Special Correspondent

Organisational note on consolidating party's strength to be finalised

PHOTO: SUSHANTA PATRONOBISH

TO EXTEND INFLUENCE: (From right) Veteran CPI(M) leader Jyoti Basu, West Bengal Chief Minister Buddhadeb Bhattacharjee, CPI(M) general secretary Prakash Karat and Tripura Chief Minister Manik Sarkar at the party Polit Bureau meeting in Kolkata on Tuesday.

KOLKATA: The two-day meeting of the Polit Bureau of the Communist Party of India [Marxist] began here on Tuesday.

The meeting has gained significance as it is being held less than a fortnight ahead of the party's Central Committee meeting to be held in New Delhi.

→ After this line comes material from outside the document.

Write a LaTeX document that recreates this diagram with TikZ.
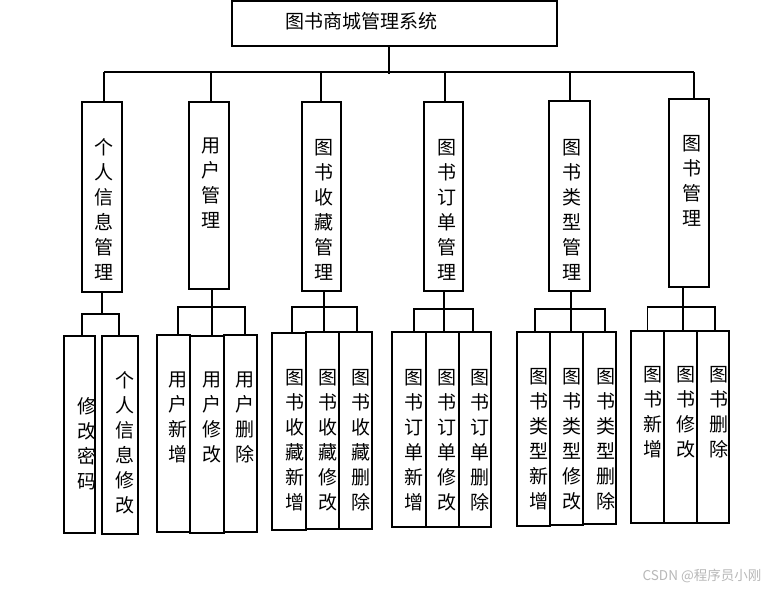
\documentclass[tikz,border=0pt]{standalone}
\usepackage{fontspec}
\newfontfamily\cjk{Noto Sans CJK SC}
\begin{document}
\begin{tikzpicture}[x=1pt,y=-1pt,
  box/.style={draw, line width=1.1pt, inner sep=0pt, outer sep=0pt},
  txt/.style={font=\cjk\fontsize{19}{25}\selectfont, align=center, inner sep=0pt},
  conn/.style={line width=1.1pt}]
\fill[white] (0,0) rectangle (772,589);
\useasboundingbox (0,0) rectangle (772,589);

% root
\node[box, minimum width=325, minimum height=45] (root) at (394.5,23.5) {};
\node[txt] (roott) at (361,21) {图书商城管理系统};

% level 1
\node[box, minimum width=40, minimum height=190] (L1a) at (102,197) {};
\node[box, minimum width=40, minimum height=187] (L1b) at (209,195.5) {};
\node[box, minimum width=39, minimum height=189] (L1c) at (321.5,196.5) {};
\node[box, minimum width=39, minimum height=189] (L1d) at (443.5,196.5) {};
\node[box, minimum width=41, minimum height=190] (L1e) at (569.5,196) {};
\node[box, minimum width=40, minimum height=188] (L1f) at (689,193) {};
\node[txt] (L1at) at (104,209.5) {个\\人\\信\\息\\管\\理};
\node[txt] (L1bt) at (211,183.5) {用\\户\\管\\理};
\node[txt] (L1ct) at (324,209.5) {图\\书\\收\\藏\\管\\理};
\node[txt] (L1dt) at (447,209.5) {图\\书\\订\\单\\管\\理};
\node[txt] (L1et) at (572,209.5) {图\\书\\类\\型\\管\\理};
\node[txt] (L1ft) at (692,181) {图\\书\\管\\理};

% level 2 boxes
\node[box, minimum width=31, minimum height=197] (a1) at (79.5,434.5) {};
\node[box, minimum width=36, minimum height=198] (a2) at (120,435) {};
\node[box, minimum width=33, minimum height=197] (b1) at (173.5,433.5) {};
\node[box, minimum width=34, minimum height=197] (b2) at (207,434.5) {};
\node[box, minimum width=33, minimum height=197] (b3) at (240.5,433.5) {};
\node[box, minimum width=34, minimum height=197] (c1) at (289,431.5) {};
\node[box, minimum width=33, minimum height=197] (c2) at (322.5,430.5) {};
\node[box, minimum width=33, minimum height=197] (c3) at (355.5,430.5) {};
\node[box, minimum width=34, minimum height=195] (d1) at (409,429.5) {};
\node[box, minimum width=33, minimum height=195] (d2) at (442.5,429.5) {};
\node[box, minimum width=32, minimum height=195] (d3) at (475,429.5) {};
\node[box, minimum width=33, minimum height=194] (e1) at (533.5,429) {};
\node[box, minimum width=33, minimum height=193] (e2) at (566.5,428.5) {};
\node[box, minimum width=33, minimum height=192] (e3) at (599.5,428) {};
\node[box, minimum width=33, minimum height=192] (f1) at (647.5,427) {};
\node[box, minimum width=33, minimum height=192] (f2) at (680.5,427) {};
\node[box, minimum width=32, minimum height=192] (f3) at (713,427) {};

% level 2 texts
\node[txt] (a1t) at (87,443.5) {修\\改\\密\\码};
\node[txt] (a2t) at (125,442.5) {个\\人\\信\\息\\修\\改};
\node[txt] (b1t) at (178,417) {用\\户\\新\\增};
\node[txt] (b2t) at (212,417) {用\\户\\修\\改};
\node[txt] (b3t) at (245,417) {用\\户\\删\\除};
\node[txt] (c1t) at (295,440.5) {图\\书\\收\\藏\\新\\增};
\node[txt] (c2t) at (328,440.5) {图\\书\\收\\藏\\修\\改};
\node[txt] (c3t) at (361,440.5) {图\\书\\收\\藏\\删\\除};
\node[txt] (d1t) at (414,440) {图\\书\\订\\单\\新\\增};
\node[txt] (d2t) at (447,440) {图\\书\\订\\单\\修\\改};
\node[txt] (d3t) at (480,440) {图\\书\\订\\单\\删\\除};
\node[txt] (e1t) at (539,439.5) {图\\书\\类\\型\\新\\增};
\node[txt] (e2t) at (572,439.5) {图\\书\\类\\型\\修\\改};
\node[txt] (e3t) at (606,439.5) {图\\书\\类\\型\\删\\除};
\node[txt] (f1t) at (653,412.5) {图\\书\\新\\增};
\node[txt] (f2t) at (686,412.5) {图\\书\\修\\改};
\node[txt] (f3t) at (719,412.5) {图\\书\\删\\除};

% top connectors
\coordinate (tb) at (389,72);
\draw[conn] (root.south -| tb) -- ([yshift=-2]tb);
\draw[conn] ([xshift=2]L1a.north |- tb) -- ([xshift=5]L1f.north |- tb);
\draw[conn] ([xshift=2]L1a.north |- tb) -- ([xshift=2]L1a.north);
\draw[conn] ([xshift=2]L1b.north |- tb) -- ([xshift=2]L1b.north);
\draw[conn] ([xshift=-0.5]L1c.north |- tb) -- ([xshift=-0.5]L1c.north);
\draw[conn] ([xshift=1.5]L1d.north |- tb) -- ([xshift=1.5]L1d.north);
\draw[conn] ([xshift=0.5]L1e.north |- tb) -- ([xshift=0.5]L1e.north);
\draw[conn] ([xshift=5]L1f.north |- tb) -- ([xshift=5]L1f.north);

% group buses
\coordinate (busa) at (0,314);
\coordinate (busb) at (0,307);
\coordinate (busc) at (0,307);
\coordinate (busd) at (0,309);
\coordinate (buse) at (0,309);
\coordinate (busf) at (0,307);

% group a
\draw[conn] (L1a.south) -- (L1a.south |- busa);
\draw[conn] ([xshift=2.5]a1.north) |- ([xshift=-1]a2.north |- busa) -- ([xshift=-1]a2.north);
% group b
\draw[conn] ([xshift=3]L1b.south) -- ([xshift=3]L1b.south |- busb);
\draw[conn] ([xshift=4.5]b1.north) |- ([xshift=4.5]b3.north |- busb) -- ([xshift=4.5]b3.north);
\draw[conn] ([xshift=5]b2.north |- busb) -- ([xshift=5]b2.north);
% group c
\draw[conn] ([xshift=2.5]L1c.south) -- ([xshift=2.5]L1c.south |- busc);
\draw[conn] ([xshift=3]c1.north) |- ([xshift=1.5]c3.north |- busc) -- ([xshift=1.5]c3.north);
\draw[conn] ([xshift=1.5]c2.north |- busc) -- ([xshift=1.5]c2.north);
% group d
\draw[conn] ([xshift=0.5]L1d.south) -- ([xshift=0.5]L1d.south |- busd);
\draw[conn] ([xshift=5]d1.north) |- ([xshift=-2]d3.north |- busd) -- ([xshift=-2]d3.north);
\draw[conn] ([xshift=1.5]d2.north |- busd) -- ([xshift=1.5]d2.north);
% group e
\draw[conn] ([xshift=1.5]L1e.south) -- ([xshift=1.5]L1e.south |- buse);
\draw[conn] ([xshift=1.5]e1.north) |- ([xshift=5.5]e3.north |- buse) -- ([xshift=5.5]e3.north);
\draw[conn] ([xshift=4.5]e2.north |- buse) -- ([xshift=4.5]e2.north);
% group f
\draw[conn] ([xshift=-6]L1f.south) -- ([xshift=-6]L1f.south |- busf);
\draw[conn] (f1.north) |- ([xshift=2]f3.north |- busf) -- ([xshift=2]f3.north);
\draw[conn] ([xshift=2.5]f2.north |- busf) -- ([xshift=2.5]f2.north);

% watermark
\node[font=\cjk\fontsize{13.5}{14}\selectfont, text=black!28, inner sep=0pt] (wm) at (702,576) {CSDN @程序员小刚};
\end{tikzpicture}
\end{document}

The former general secretary of the party, Harkishan Singh Surjeet, did not attend it because of failing health.

On the agenda is the finalisation by the CPI(M) Polit Bureau of an organisational note, which is to be placed before the party's Central Committee at its three-day meeting beginning in the Capital on September 24.

The note is expected to lay emphasis on extending the party's influence in States across the country where it is yet to be a dominant political force as well as to consolidate its strength in areas where it has been able to establish a significant presence.

Certain States singled out

At an earlier meeting, the Polit Bureau had singled out certain States and given some of its members the responsibility to oversee the strengthening of the party base and its frontal organisations there. The States include Uttar Pradesh and Punjab where Assembly elections are due next year.

In the course of the on-going deliberations of the Polit Bureau, an assessment will be made of the impact of the CPI(M)'s month-long nationwide campaign in August on issues of employment, food security and prices, welfare of the farmers and tribal rights, drawn up by the party's Central Committee at an earlier meeting.

The campaign in some areas has spilled over to September, according to the Secretary of the party's State Committee in West Bengal, Biman Bose.

It involved the holding of public meetings in more than 200 places across the country where the failure of the United Progressive Alliance Government to deliver on vital economic issues was highlighted.

The CPI(M) leadership has been critical of the Government for not keeping to its commitment to serve the interests of the common man in regard to certain major economic policies as had been spelt out in the Common Minimum Programme.